Other proposals include a series of legally legally-binding measures to block the most common methods used by companies to avoid paying tax, while the EC is expected to consider imposing a so-called Common Consolidated Corporate Tax Base (CCCTB) across the EU.

The OECD’s Multilateral Competent Authority Agreement (MCAA) will help tax authorities around the world gain a greater understanding of multinationals and their complex tax arrangements. According to the OECD, the agreement also marks “an important milestone towards the implementation” of its BEPS project.

Foreign politicians have also moved quickly to share their frustration with Osborne and HMRC.

French MEP Eva Joly has said that the UK is “preparing itself to become a tax haven” for multinationals and that she wants to see George Osborne and head of Google Europe Matt Brittin explain themselves in front of the European Parliamentary Committee.

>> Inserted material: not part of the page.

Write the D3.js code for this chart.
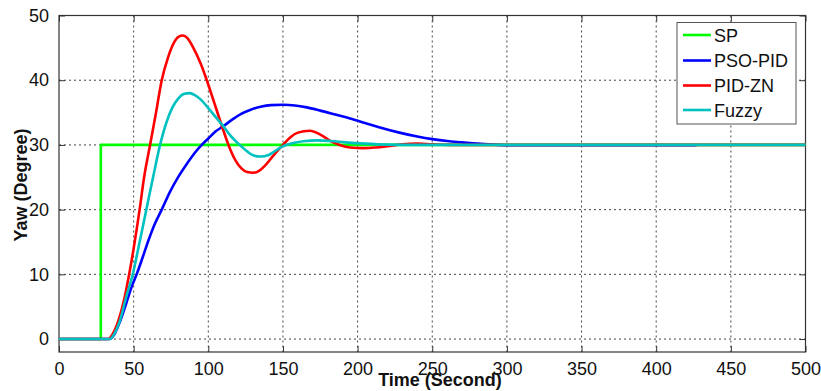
<!DOCTYPE html>
<html>
<head>
<meta charset="utf-8">
<script src="https://cdn.jsdelivr.net/npm/d3@7"></script>
<style>
  html, body { margin: 0; padding: 0; background: #fff; }
  svg { display: block; font-family: "Liberation Sans", Arial, sans-serif; }
</style>
</head>
<body>
<svg id="chart" width="821" height="391"></svg>
<script>
// ---- Data ----
const seriesNames = ["SP", "PSO-PID", "PID-ZN", "Fuzzy"];
const seriesColors = ["#00ff00", "#0000ff", "#ff0000", "#00c0c0"];

const spTime  = [0, 28, 28, 500];
const spValue = [0, 0, 30, 30];

const psoTime  = [0, 34, 37, 41, 45, 49, 52, 56, 60, 64, 68.8, 74, 80, 86, 91, 95.6, 100, 105, 110, 116, 122, 128, 135, 142, 150, 158, 166, 175, 185, 195, 205, 215, 228, 240, 250, 260, 270, 280, 290, 300, 427];
const psoValue = [0, 0, 0.7, 2.8, 5.5, 8.3, 10, 12.6, 15.3, 17.7, 20, 22.6, 25.1, 27.2, 28.8, 30, 31, 32.1, 32.9, 33.9, 34.8, 35.4, 35.9, 36.15, 36.2, 36.1, 35.8, 35.3, 34.7, 34.1, 33.4, 32.7, 31.9, 31.3, 30.9, 30.6, 30.4, 30.2, 30.05, 29.95, 29.95];

const znTime  = [0, 33, 36, 40, 44, 47, 50, 54, 57, 61, 65, 68.8, 73, 77, 80, 83, 86, 90, 95, 99, 104, 109, 113.5, 118, 122, 126, 130, 134, 138, 143, 150, 155, 160, 168, 175, 182, 188, 195, 204, 212, 220, 230, 240, 250, 265, 500];
const znValue = [0, 0, 0.8, 3, 6.5, 10, 14, 20, 25, 30, 35, 40, 43.5, 45.8, 46.7, 46.9, 46.5, 45, 42.5, 40, 36.5, 33, 30, 27.7, 26.4, 25.8, 25.7, 26.0, 26.8, 28.2, 30, 31.2, 31.9, 32.2, 31.6, 30.6, 30, 29.6, 29.5, 29.6, 29.8, 30.1, 30.2, 30.1, 30, 30];

const fuzzyTime  = [0, 34, 37, 41, 45, 49.4, 54, 58.5, 63, 67.7, 72, 76, 80, 84, 87.5, 91, 95, 100, 105, 110, 115, 121, 126, 130, 135, 140, 145, 150, 157, 165, 173, 182, 192, 205, 220, 240, 500];
const fuzzyValue = [0, 0, 0.8, 3, 6.5, 10, 15, 20, 25, 30, 33.5, 35.8, 37.2, 37.9, 38.0, 37.7, 37.0, 35.7, 34.3, 32.9, 31.4, 30, 29, 28.4, 28.2, 28.4, 29.1, 29.8, 30.3, 30.6, 30.7, 30.6, 30.4, 30.2, 30.05, 30, 30];

const xTicks = [0, 50, 100, 150, 200, 250, 300, 350, 400, 450, 500];
const yTicks = [0, 10, 20, 30, 40, 50];
const xLabel = "Time (Second)";
const yLabel = "Yaw (Degree)";

// ---- Layout ----
const svg = d3.select("#chart");
const pL = 59, pR = 805.5, pT = 15.5, pB = 352;
const x = d3.scaleLinear().domain([0, 500]).range([pL, pR]);
const y = d3.scaleLinear().domain([-2, 50]).range([pB, pT]);

// grid
const grid = svg.append("g");
grid.selectAll("line.gx").data(xTicks.slice(1, -1)).enter().append("line")
  .attr("x1", d => x(d)).attr("x2", d => x(d)).attr("y1", pT).attr("y2", pB)
  .attr("stroke", "#444").attr("stroke-width", 1).attr("stroke-dasharray", "2,3");
grid.selectAll("line.gy").data(yTicks).enter().append("line")
  .attr("x1", pL).attr("x2", pR).attr("y1", d => y(d)).attr("y2", d => y(d))
  .attr("stroke", "#444").attr("stroke-width", 1).attr("stroke-dasharray", "2,3");

// frame
svg.append("rect").attr("x", pL).attr("y", pT).attr("width", pR - pL).attr("height", pB - pT)
  .attr("fill", "none").attr("stroke", "#333").attr("stroke-width", 1.2);

// axes (ticks inward)
const xAxisB = d3.axisBottom(x).tickValues(xTicks).tickSize(-6).tickPadding(10).tickFormat(d3.format("d"));
const xAxisT = d3.axisTop(x).tickValues(xTicks).tickSize(-6).tickFormat("");
const yAxisL = d3.axisLeft(y).tickValues(yTicks).tickSize(-6).tickPadding(10).tickFormat(d3.format("d"));
const yAxisR = d3.axisRight(y).tickValues(yTicks).tickSize(-6).tickFormat("");

function styleAxis(g) {
  g.select(".domain").remove();
  g.selectAll(".tick line").attr("stroke", "#333");
  g.selectAll(".tick text").attr("fill", "#111").style("font-size", "18px")
   .style("font-family", "'Liberation Sans', Arial, sans-serif");
}
svg.append("g").attr("transform", `translate(0,${pB})`).call(xAxisB).call(styleAxis);
svg.append("g").attr("transform", `translate(0,${pT})`).call(xAxisT).call(styleAxis);
svg.append("g").attr("transform", `translate(${pL},0)`).call(yAxisL).call(styleAxis);
svg.append("g").attr("transform", `translate(${pR},0)`).call(yAxisR).call(styleAxis);

// lines
const line = d3.line().x(d => x(d[0])).y(d => y(d[1])).curve(d3.curveMonotoneX);
const lineLinear = d3.line().x(d => x(d[0])).y(d => y(d[1]));
const zip = (a, b) => a.map((v, i) => [v, b[i]]);

const series = [
  { t: spTime, v: spValue, c: seriesColors[0], gen: lineLinear },
  { t: psoTime, v: psoValue, c: seriesColors[1], gen: line },
  { t: znTime, v: znValue, c: seriesColors[2], gen: line },
  { t: fuzzyTime, v: fuzzyValue, c: seriesColors[3], gen: line }
];
series.forEach(s => {
  svg.append("path").datum(zip(s.t, s.v)).attr("d", s.gen)
    .attr("fill", "none").attr("stroke", s.c).attr("stroke-width", 2.6)
    .attr("stroke-linejoin", "round");
});

// axis labels
svg.append("text").attr("x", 440).attr("y", 386).attr("text-anchor", "middle")
  .style("font-weight", "bold").style("font-size", "18px").attr("fill", "#111").text(xLabel);
svg.append("text").attr("transform", "translate(27,185) rotate(-90)").attr("text-anchor", "middle")
  .style("font-weight", "bold").style("font-size", "18px").attr("fill", "#111").text(yLabel);

// legend
const lg = svg.append("g");
lg.append("rect").attr("x", 677).attr("y", 22.5).attr("width", 119).attr("height", 101.5)
  .attr("fill", "#fff").attr("stroke", "#555").attr("stroke-width", 1);
const rowY = [35, 60.5, 85.5, 110];
seriesNames.forEach((n, i) => {
  lg.append("line").attr("x1", 683).attr("x2", 711).attr("y1", rowY[i]).attr("y2", rowY[i])
    .attr("stroke", seriesColors[i]).attr("stroke-width", 2.6);
  lg.append("text").attr("x", 714).attr("y", rowY[i] + 6.5).style("font-size", "18px")
    .attr("fill", "#111").text(n);
});
</script>
</body>
</html>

The EU’s competition commissioner Margrethe Vestager has also hinted at a potential investigation into Google’s tax dealings, while the European Commission has launched an anti-tax avoidance package that aims to take a “coordinated stance against companies that seek to avoid paying tax.”

Google’s arrangement with HMRC initially looked like it damaged the credibility of the OECD and its BEPS initiative. And while the flurry of activity by EU policymakers is not directly connected to the deal, it has clearly injected new vigour into international efforts to tackle tax avoidance.